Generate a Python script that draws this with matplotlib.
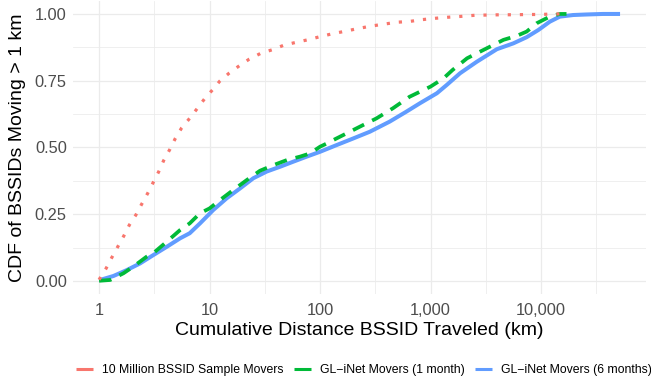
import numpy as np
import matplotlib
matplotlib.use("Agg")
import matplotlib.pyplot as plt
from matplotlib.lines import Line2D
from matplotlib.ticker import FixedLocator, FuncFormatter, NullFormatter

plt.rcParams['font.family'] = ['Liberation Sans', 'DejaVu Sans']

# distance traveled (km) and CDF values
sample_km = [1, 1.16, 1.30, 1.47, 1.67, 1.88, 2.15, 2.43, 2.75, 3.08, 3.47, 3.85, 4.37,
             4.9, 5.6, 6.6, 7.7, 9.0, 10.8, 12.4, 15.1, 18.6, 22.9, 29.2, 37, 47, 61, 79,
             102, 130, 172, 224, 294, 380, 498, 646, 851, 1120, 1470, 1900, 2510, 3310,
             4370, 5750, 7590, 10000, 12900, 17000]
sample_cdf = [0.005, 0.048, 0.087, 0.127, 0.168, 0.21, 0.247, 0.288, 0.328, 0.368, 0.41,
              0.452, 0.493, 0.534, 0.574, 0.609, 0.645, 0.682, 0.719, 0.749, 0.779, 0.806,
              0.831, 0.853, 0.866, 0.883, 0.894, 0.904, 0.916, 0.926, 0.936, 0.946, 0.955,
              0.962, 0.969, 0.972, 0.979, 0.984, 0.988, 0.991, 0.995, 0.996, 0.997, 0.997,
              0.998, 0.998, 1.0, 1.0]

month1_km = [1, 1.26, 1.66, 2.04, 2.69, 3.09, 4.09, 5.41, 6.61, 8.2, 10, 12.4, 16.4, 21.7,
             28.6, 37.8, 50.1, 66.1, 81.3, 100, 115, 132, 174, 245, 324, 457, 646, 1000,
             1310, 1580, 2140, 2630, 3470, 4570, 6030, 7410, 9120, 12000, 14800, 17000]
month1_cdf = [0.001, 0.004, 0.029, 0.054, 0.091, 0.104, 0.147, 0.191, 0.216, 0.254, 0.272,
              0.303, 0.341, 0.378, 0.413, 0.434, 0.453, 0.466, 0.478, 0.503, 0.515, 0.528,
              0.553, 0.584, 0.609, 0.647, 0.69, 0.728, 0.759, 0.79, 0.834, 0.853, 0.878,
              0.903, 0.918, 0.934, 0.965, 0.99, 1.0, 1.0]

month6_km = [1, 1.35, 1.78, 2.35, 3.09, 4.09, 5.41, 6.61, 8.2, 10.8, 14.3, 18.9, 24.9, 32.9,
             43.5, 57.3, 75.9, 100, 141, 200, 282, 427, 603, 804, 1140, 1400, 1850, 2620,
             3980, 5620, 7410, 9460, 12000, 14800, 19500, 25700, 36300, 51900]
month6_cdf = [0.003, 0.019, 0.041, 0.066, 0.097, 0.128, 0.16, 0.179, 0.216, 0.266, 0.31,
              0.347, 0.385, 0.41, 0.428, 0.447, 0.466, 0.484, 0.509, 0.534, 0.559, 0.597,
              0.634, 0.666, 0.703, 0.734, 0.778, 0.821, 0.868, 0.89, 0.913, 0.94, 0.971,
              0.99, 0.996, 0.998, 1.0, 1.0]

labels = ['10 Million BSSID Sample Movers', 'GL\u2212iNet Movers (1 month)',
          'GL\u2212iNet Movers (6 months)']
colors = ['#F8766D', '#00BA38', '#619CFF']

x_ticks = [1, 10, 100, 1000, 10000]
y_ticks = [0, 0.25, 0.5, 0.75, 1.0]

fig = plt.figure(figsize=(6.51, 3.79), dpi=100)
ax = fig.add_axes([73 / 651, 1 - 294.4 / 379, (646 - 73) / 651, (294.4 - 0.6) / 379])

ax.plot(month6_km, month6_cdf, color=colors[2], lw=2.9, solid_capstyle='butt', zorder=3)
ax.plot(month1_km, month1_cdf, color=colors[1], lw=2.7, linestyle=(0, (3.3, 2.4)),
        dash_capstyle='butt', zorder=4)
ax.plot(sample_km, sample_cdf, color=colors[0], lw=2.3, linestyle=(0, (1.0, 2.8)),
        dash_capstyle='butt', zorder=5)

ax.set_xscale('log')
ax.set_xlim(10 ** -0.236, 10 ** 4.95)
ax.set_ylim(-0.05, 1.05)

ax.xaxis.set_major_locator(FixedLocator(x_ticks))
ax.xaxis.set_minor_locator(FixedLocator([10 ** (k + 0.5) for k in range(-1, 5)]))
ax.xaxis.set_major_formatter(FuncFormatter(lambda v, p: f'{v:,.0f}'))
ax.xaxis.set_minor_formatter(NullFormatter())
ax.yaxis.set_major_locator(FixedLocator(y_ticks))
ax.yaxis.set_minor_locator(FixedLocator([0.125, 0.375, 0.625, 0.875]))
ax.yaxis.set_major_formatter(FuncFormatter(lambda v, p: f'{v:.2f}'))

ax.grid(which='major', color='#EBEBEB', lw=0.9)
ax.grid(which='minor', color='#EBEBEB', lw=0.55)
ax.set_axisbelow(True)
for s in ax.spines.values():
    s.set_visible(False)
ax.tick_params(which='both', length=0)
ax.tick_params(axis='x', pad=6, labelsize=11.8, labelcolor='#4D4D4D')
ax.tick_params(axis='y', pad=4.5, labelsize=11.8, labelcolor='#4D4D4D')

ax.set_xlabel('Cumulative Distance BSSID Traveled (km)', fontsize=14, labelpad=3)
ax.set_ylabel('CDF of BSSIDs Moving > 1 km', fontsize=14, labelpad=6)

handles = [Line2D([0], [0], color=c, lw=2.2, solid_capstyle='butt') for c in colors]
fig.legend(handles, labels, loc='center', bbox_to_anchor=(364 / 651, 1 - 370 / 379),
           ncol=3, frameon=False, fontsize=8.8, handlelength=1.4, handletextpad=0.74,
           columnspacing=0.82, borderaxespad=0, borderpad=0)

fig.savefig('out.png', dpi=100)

-.-.-

THE PROBLEM :: Repeat the data exactly, dropping every picture it holds.

IN RESPONSE ::
Generate a Python script that draws this with matplotlib.
import numpy as np
import matplotlib
matplotlib.use("Agg")
import matplotlib.pyplot as plt
from matplotlib.lines import Line2D
from matplotlib.ticker import FixedLocator, FuncFormatter, NullFormatter

plt.rcParams['font.family'] = ['Liberation Sans', 'DejaVu Sans']

# distance traveled (km) and CDF values
sample_km = [1, 1.16, 1.30, 1.47, 1.67, 1.88, 2.15, 2.43, 2.75, 3.08, 3.47, 3.85, 4.37,
             4.9, 5.6, 6.6, 7.7, 9.0, 10.8, 12.4, 15.1, 18.6, 22.9, 29.2, 37, 47, 61, 79,
             102, 130, 172, 224, 294, 380, 498, 646, 851, 1120, 1470, 1900, 2510, 3310,
             4370, 5750, 7590, 10000, 12900, 17000]
sample_cdf = [0.005, 0.048, 0.087, 0.127, 0.168, 0.21, 0.247, 0.288, 0.328, 0.368, 0.41,
              0.452, 0.493, 0.534, 0.574, 0.609, 0.645, 0.682, 0.719, 0.749, 0.779, 0.806,
              0.831, 0.853, 0.866, 0.883, 0.894, 0.904, 0.916, 0.926, 0.936, 0.946, 0.955,
              0.962, 0.969, 0.972, 0.979, 0.984, 0.988, 0.991, 0.995, 0.996, 0.997, 0.997,
              0.998, 0.998, 1.0, 1.0]

month1_km = [1, 1.26, 1.66, 2.04, 2.69, 3.09, 4.09, 5.41, 6.61, 8.2, 10, 12.4, 16.4, 21.7,
             28.6, 37.8, 50.1, 66.1, 81.3, 100, 115, 132, 174, 245, 324, 457, 646, 1000,
             1310, 1580, 2140, 2630, 3470, 4570, 6030, 7410, 9120, 12000, 14800, 17000]
month1_cdf = [0.001, 0.004, 0.029, 0.054, 0.091, 0.104, 0.147, 0.191, 0.216, 0.254, 0.272,
              0.303, 0.341, 0.378, 0.413, 0.434, 0.453, 0.466, 0.478, 0.503, 0.515, 0.528,
              0.553, 0.584, 0.609, 0.647, 0.69, 0.728, 0.759, 0.79, 0.834, 0.853, 0.878,
              0.903, 0.918, 0.934, 0.965, 0.99, 1.0, 1.0]

month6_km = [1, 1.35, 1.78, 2.35, 3.09, 4.09, 5.41, 6.61, 8.2, 10.8, 14.3, 18.9, 24.9, 32.9,
             43.5, 57.3, 75.9, 100, 141, 200, 282, 427, 603, 804, 1140, 1400, 1850, 2620,
             3980, 5620, 7410, 9460, 12000, 14800, 19500, 25700, 36300, 51900]
month6_cdf = [0.003, 0.019, 0.041, 0.066, 0.097, 0.128, 0.16, 0.179, 0.216, 0.266, 0.31,
              0.347, 0.385, 0.41, 0.428, 0.447, 0.466, 0.484, 0.509, 0.534, 0.559, 0.597,
              0.634, 0.666, 0.703, 0.734, 0.778, 0.821, 0.868, 0.89, 0.913, 0.94, 0.971,
              0.99, 0.996, 0.998, 1.0, 1.0]

labels = ['10 Million BSSID Sample Movers', 'GL\u2212iNet Movers (1 month)',
          'GL\u2212iNet Movers (6 months)']
colors = ['#F8766D', '#00BA38', '#619CFF']

x_ticks = [1, 10, 100, 1000, 10000]
y_ticks = [0, 0.25, 0.5, 0.75, 1.0]

fig = plt.figure(figsize=(6.51, 3.79), dpi=100)
ax = fig.add_axes([73 / 651, 1 - 294.4 / 379, (646 - 73) / 651, (294.4 - 0.6) / 379])

ax.plot(month6_km, month6_cdf, color=colors[2], lw=2.9, solid_capstyle='butt', zorder=3)
ax.plot(month1_km, month1_cdf, color=colors[1], lw=2.7, linestyle=(0, (3.3, 2.4)),
        dash_capstyle='butt', zorder=4)
ax.plot(sample_km, sample_cdf, color=colors[0], lw=2.3, linestyle=(0, (1.0, 2.8)),
        dash_capstyle='butt', zorder=5)

ax.set_xscale('log')
ax.set_xlim(10 ** -0.236, 10 ** 4.95)
ax.set_ylim(-0.05, 1.05)

ax.xaxis.set_major_locator(FixedLocator(x_ticks))
ax.xaxis.set_minor_locator(FixedLocator([10 ** (k + 0.5) for k in range(-1, 5)]))
ax.xaxis.set_major_formatter(FuncFormatter(lambda v, p: f'{v:,.0f}'))
ax.xaxis.set_minor_formatter(NullFormatter())
ax.yaxis.set_major_locator(FixedLocator(y_ticks))
ax.yaxis.set_minor_locator(FixedLocator([0.125, 0.375, 0.625, 0.875]))
ax.yaxis.set_major_formatter(FuncFormatter(lambda v, p: f'{v:.2f}'))

ax.grid(which='major', color='#EBEBEB', lw=0.9)
ax.grid(which='minor', color='#EBEBEB', lw=0.55)
ax.set_axisbelow(True)
for s in ax.spines.values():
    s.set_visible(False)
ax.tick_params(which='both', length=0)
ax.tick_params(axis='x', pad=6, labelsize=11.8, labelcolor='#4D4D4D')
ax.tick_params(axis='y', pad=4.5, labelsize=11.8, labelcolor='#4D4D4D')

ax.set_xlabel('Cumulative Distance BSSID Traveled (km)', fontsize=14, labelpad=3)
ax.set_ylabel('CDF of BSSIDs Moving > 1 km', fontsize=14, labelpad=6)

handles = [Line2D([0], [0], color=c, lw=2.2, solid_capstyle='butt') for c in colors]
fig.legend(handles, labels, loc='center', bbox_to_anchor=(364 / 651, 1 - 370 / 379),
           ncol=3, frameon=False, fontsize=8.8, handlelength=1.4, handletextpad=0.74,
           columnspacing=0.82, borderaxespad=0, borderpad=0)

fig.savefig('out.png', dpi=100)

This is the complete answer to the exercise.